# What you are asked to do:
In your copy, include every line of the listing below exactly but none of the pictures.

##### Available data

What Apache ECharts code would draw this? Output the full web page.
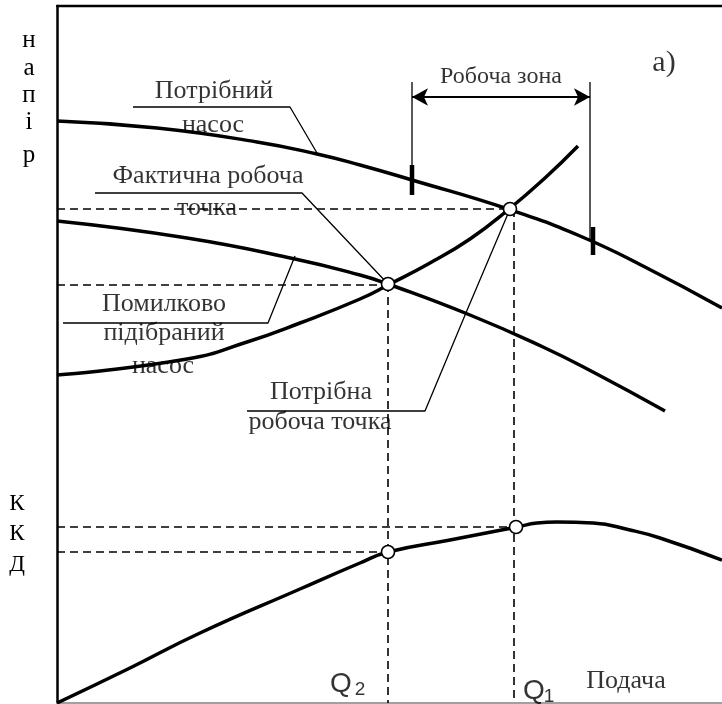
<!DOCTYPE html>
<html>
<head>
<meta charset="utf-8">
<script src="https://cdn.jsdelivr.net/npm/echarts@6/dist/echarts.min.js"></script>
<style>html,body{margin:0;padding:0;background:#fff}#c{width:722px;height:704px}</style>
</head>
<body>
<div id="c"></div>
<script>
// Q (flow) axis 0..665, H (head / efficiency) axis 0..697 — arbitrary units
const pumpRequired = [[0,582],[100,575],[200,561],[260,549],[303,538],[355,523],[451,494],[523,467],[586,437],[665,395]];
const pumpWrong    = [[0,482],[130,465],[238,444],[303,428],[331,419],[413,388],[486,356],[536,331],[608,292]];
const systemCurve  = [[0,328],[130,344],[190,361],[243,380],[303,404],[331,418],[373,440],[413,464],[451,493],[488,525],[521,557]];
const efficiency   = [[0,0],[73,35],[143,70],[243,114],[303,140],[331,151],[393,163],[460,176],[480,180],[500,181],[536,180],[573,173],[603,165],[665,143]];

// operating points
const pointActual = [331,419];
const pointRequired = [453,494];
const effActual = [331,151];
const effRequired = [459,176];
const Q2 = 331, Q1 = 457;

// working zone
const zoneLeft = 355, zoneRight = 533, zoneArrowH = 606, zoneTop = 621;

// dashed guides
const dashed = [
  [[0,494],[451,494]],
  [[0,418],[331,418]],
  [[Q2,419],[Q2,0]],
  [[Q1,494],[Q1,0]],
  [[0,176],[460,176]],
  [[0,151],[331,151]]
];
// label leader lines
const leaders = [
  [[76,596],[233,596],[260,550]],
  [[38,510],[245,510],[331,419]],
  [[6,380],[211,380],[238,447]],
  [[190,292],[368,292],[411,395],[453,494]]
];
// working zone lines
const zoneThin = [
  [[zoneLeft,zoneTop],[zoneLeft,536]],
  [[zoneRight,zoneTop],[zoneRight,463]]
];
const zoneThick = [
  [[zoneLeft,538],[zoneLeft,508]],
  [[536,476],[536,448]]
];

// text labels [q, h, text, fontSize]
const serifLabels = [
  [157,612,'Потрібний',26],
  [156,578,'насос',26],
  [151,527,'Фактична робоча',26],
  [150,495,'точка',26],
  [107,399,'Помилково',26],
  [107,370,'підібраний',26],
  [106,337,'насос',26],
  [264,311,'Потрібна',26],
  [263,281,'робоча точка',26],
  [444,626,'Робоча зона',24],
  [607,640,'а)',30],
  [569,22,'Подача',26]
];
// axis side labels [x px, y px, text] (outside the plot area)
const headLetters = [[29,40,'н'],[29,68,'а'],[29,95,'п'],[29,122,'і'],[29,155,'р']];
const effLetters  = [[17,504,'К'],[17,534,'К'],[17,565,'Д']];
const qLabels = [
  [284,19,'Q',28],[303,13,'2',19],
  [477,12,'Q',28],[492,6,'1',19]
];

const chart = echarts.init(document.getElementById('c'), null, {renderer:'canvas'});
const thick = {color:'#000', width:3.5};
const series = [];
function curve(d){ series.push({type:'line', data:d, smooth:0.5, showSymbol:false, symbol:'none', lineStyle:thick, z:5, silent:true}); }
curve(pumpRequired); curve(pumpWrong); curve(systemCurve); curve(efficiency);
dashed.forEach(d => series.push({type:'line', data:d, showSymbol:false, symbol:'none', lineStyle:{color:'#000', width:1.6, type:[8,5]}, z:3, silent:true}));
leaders.forEach(d => series.push({type:'line', data:d, showSymbol:false, symbol:'none', lineStyle:{color:'#000', width:1.3}, z:4, silent:true}));
zoneThin.forEach(d => series.push({type:'line', data:d, showSymbol:false, symbol:'none', lineStyle:{color:'#000', width:1.3}, z:4, silent:true}));
zoneThick.forEach(d => series.push({type:'line', data:d, showSymbol:false, symbol:'none', lineStyle:{color:'#000', width:4.5}, z:6, silent:true}));
// arrow
series.push({type:'line', data:[], silent:true,
  markLine:{silent:true, symbol:['arrow','arrow'], symbolSize:[13,16], label:{show:false},
    lineStyle:{color:'#000', width:2, type:'solid'},
    data:[[{coord:[zoneLeft,zoneArrowH]},{coord:[zoneRight,zoneArrowH]}]]}});
// points
series.push({type:'scatter', data:[pointActual, pointRequired, effActual, effRequired], symbol:'circle', symbolSize:13,
  itemStyle:{color:'#fff', borderColor:'#000', borderWidth:1.6, opacity:1}, z:10, silent:true});
// text
series.push({type:'scatter', symbolSize:1, itemStyle:{color:'rgba(0,0,0,0)'}, z:8, silent:true,
  data: serifLabels.map(l => ({value:[l[0],l[1]], label:{show:true, position:'inside', formatter:l[2], fontSize:l[3],
    fontFamily:'Liberation Serif, Times New Roman, serif', color:'#000', align:'center', verticalAlign:'middle'}}))});
series.push({type:'scatter', symbolSize:1, itemStyle:{color:'rgba(0,0,0,0)'}, z:8, silent:true,
  data: qLabels.map(l => ({value:[l[0],l[1]], label:{show:true, position:'inside', formatter:l[2], fontSize:l[3],
    fontFamily:'Liberation Sans, Arial, sans-serif', color:'#000', align:'center', verticalAlign:'middle'}}))});

const graphics = headLetters.map(l => ({type:'text', x:l[0], y:l[1], silent:true,
    style:{text:l[2], fill:'#000', font:'25px "Liberation Serif", serif', align:'center', verticalAlign:'middle'}}))
  .concat(effLetters.map(l => ({type:'text', x:l[0], y:l[1], silent:true,
    style:{text:l[2], fill:'#000', font:'23px "Liberation Serif", serif', align:'center', verticalAlign:'middle'}})));

chart.setOption({
  animation:false,
  backgroundColor:'#fff',
  grid:{left:57, right:0, top:6, bottom:1, containLabel:false},
  xAxis:[
    {type:'value', min:0, max:665, axisLine:{show:true, onZero:false, lineStyle:{color:'#a0a0a0', width:2}}, axisTick:{show:false}, axisLabel:{show:false}, splitLine:{show:false}},
    {type:'value', position:'top', min:0, max:665, axisLine:{show:true, onZero:false, lineStyle:{color:'#000', width:2.3}}, axisTick:{show:false}, axisLabel:{show:false}, splitLine:{show:false}}
  ],
  yAxis:{type:'value', min:0, max:697, axisLine:{show:true, onZero:false, lineStyle:{color:'#000', width:2.5}}, axisTick:{show:false}, axisLabel:{show:false}, splitLine:{show:false}},
  graphic: graphics,
  series: series
});
</script>
</body>
</html>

##########

# Written reply:
What Apache ECharts code would draw this? Output the full web page.
<!DOCTYPE html>
<html>
<head>
<meta charset="utf-8">
<script src="https://cdn.jsdelivr.net/npm/echarts@6/dist/echarts.min.js"></script>
<style>html,body{margin:0;padding:0;background:#fff}#c{width:722px;height:704px}</style>
</head>
<body>
<div id="c"></div>
<script>
// Q (flow) axis 0..665, H (head / efficiency) axis 0..697 — arbitrary units
const pumpRequired = [[0,582],[100,575],[200,561],[260,549],[303,538],[355,523],[451,494],[523,467],[586,437],[665,395]];
const pumpWrong    = [[0,482],[130,465],[238,444],[303,428],[331,419],[413,388],[486,356],[536,331],[608,292]];
const systemCurve  = [[0,328],[130,344],[190,361],[243,380],[303,404],[331,418],[373,440],[413,464],[451,493],[488,525],[521,557]];
const efficiency   = [[0,0],[73,35],[143,70],[243,114],[303,140],[331,151],[393,163],[460,176],[480,180],[500,181],[536,180],[573,173],[603,165],[665,143]];

// operating points
const pointActual = [331,419];
const pointRequired = [453,494];
const effActual = [331,151];
const effRequired = [459,176];
const Q2 = 331, Q1 = 457;

// working zone
const zoneLeft = 355, zoneRight = 533, zoneArrowH = 606, zoneTop = 621;

// dashed guides
const dashed = [
  [[0,494],[451,494]],
  [[0,418],[331,418]],
  [[Q2,419],[Q2,0]],
  [[Q1,494],[Q1,0]],
  [[0,176],[460,176]],
  [[0,151],[331,151]]
];
// label leader lines
const leaders = [
  [[76,596],[233,596],[260,550]],
  [[38,510],[245,510],[331,419]],
  [[6,380],[211,380],[238,447]],
  [[190,292],[368,292],[411,395],[453,494]]
];
// working zone lines
const zoneThin = [
  [[zoneLeft,zoneTop],[zoneLeft,536]],
  [[zoneRight,zoneTop],[zoneRight,463]]
];
const zoneThick = [
  [[zoneLeft,538],[zoneLeft,508]],
  [[536,476],[536,448]]
];

// text labels [q, h, text, fontSize]
const serifLabels = [
  [157,612,'Потрібний',26],
  [156,578,'насос',26],
  [151,527,'Фактична робоча',26],
  [150,495,'точка',26],
  [107,399,'Помилково',26],
  [107,370,'підібраний',26],
  [106,337,'насос',26],
  [264,311,'Потрібна',26],
  [263,281,'робоча точка',26],
  [444,626,'Робоча зона',24],
  [607,640,'а)',30],
  [569,22,'Подача',26]
];
// axis side labels [x px, y px, text] (outside the plot area)
const headLetters = [[29,40,'н'],[29,68,'а'],[29,95,'п'],[29,122,'і'],[29,155,'р']];
const effLetters  = [[17,504,'К'],[17,534,'К'],[17,565,'Д']];
const qLabels = [
  [284,19,'Q',28],[303,13,'2',19],
  [477,12,'Q',28],[492,6,'1',19]
];

const chart = echarts.init(document.getElementById('c'), null, {renderer:'canvas'});
const thick = {color:'#000', width:3.5};
const series = [];
function curve(d){ series.push({type:'line', data:d, smooth:0.5, showSymbol:false, symbol:'none', lineStyle:thick, z:5, silent:true}); }
curve(pumpRequired); curve(pumpWrong); curve(systemCurve); curve(efficiency);
dashed.forEach(d => series.push({type:'line', data:d, showSymbol:false, symbol:'none', lineStyle:{color:'#000', width:1.6, type:[8,5]}, z:3, silent:true}));
leaders.forEach(d => series.push({type:'line', data:d, showSymbol:false, symbol:'none', lineStyle:{color:'#000', width:1.3}, z:4, silent:true}));
zoneThin.forEach(d => series.push({type:'line', data:d, showSymbol:false, symbol:'none', lineStyle:{color:'#000', width:1.3}, z:4, silent:true}));
zoneThick.forEach(d => series.push({type:'line', data:d, showSymbol:false, symbol:'none', lineStyle:{color:'#000', width:4.5}, z:6, silent:true}));
// arrow
series.push({type:'line', data:[], silent:true,
  markLine:{silent:true, symbol:['arrow','arrow'], symbolSize:[13,16], label:{show:false},
    lineStyle:{color:'#000', width:2, type:'solid'},
    data:[[{coord:[zoneLeft,zoneArrowH]},{coord:[zoneRight,zoneArrowH]}]]}});
// points
series.push({type:'scatter', data:[pointActual, pointRequired, effActual, effRequired], symbol:'circle', symbolSize:13,
  itemStyle:{color:'#fff', borderColor:'#000', borderWidth:1.6, opacity:1}, z:10, silent:true});
// text
series.push({type:'scatter', symbolSize:1, itemStyle:{color:'rgba(0,0,0,0)'}, z:8, silent:true,
  data: serifLabels.map(l => ({value:[l[0],l[1]], label:{show:true, position:'inside', formatter:l[2], fontSize:l[3],
    fontFamily:'Liberation Serif, Times New Roman, serif', color:'#000', align:'center', verticalAlign:'middle'}}))});
series.push({type:'scatter', symbolSize:1, itemStyle:{color:'rgba(0,0,0,0)'}, z:8, silent:true,
  data: qLabels.map(l => ({value:[l[0],l[1]], label:{show:true, position:'inside', formatter:l[2], fontSize:l[3],
    fontFamily:'Liberation Sans, Arial, sans-serif', color:'#000', align:'center', verticalAlign:'middle'}}))});

const graphics = headLetters.map(l => ({type:'text', x:l[0], y:l[1], silent:true,
    style:{text:l[2], fill:'#000', font:'25px "Liberation Serif", serif', align:'center', verticalAlign:'middle'}}))
  .concat(effLetters.map(l => ({type:'text', x:l[0], y:l[1], silent:true,
    style:{text:l[2], fill:'#000', font:'23px "Liberation Serif", serif', align:'center', verticalAlign:'middle'}})));

chart.setOption({
  animation:false,
  backgroundColor:'#fff',
  grid:{left:57, right:0, top:6, bottom:1, containLabel:false},
  xAxis:[
    {type:'value', min:0, max:665, axisLine:{show:true, onZero:false, lineStyle:{color:'#a0a0a0', width:2}}, axisTick:{show:false}, axisLabel:{show:false}, splitLine:{show:false}},
    {type:'value', position:'top', min:0, max:665, axisLine:{show:true, onZero:false, lineStyle:{color:'#000', width:2.3}}, axisTick:{show:false}, axisLabel:{show:false}, splitLine:{show:false}}
  ],
  yAxis:{type:'value', min:0, max:697, axisLine:{show:true, onZero:false, lineStyle:{color:'#000', width:2.5}}, axisTick:{show:false}, axisLabel:{show:false}, splitLine:{show:false}},
  graphic: graphics,
  series: series
});
</script>
</body>
</html>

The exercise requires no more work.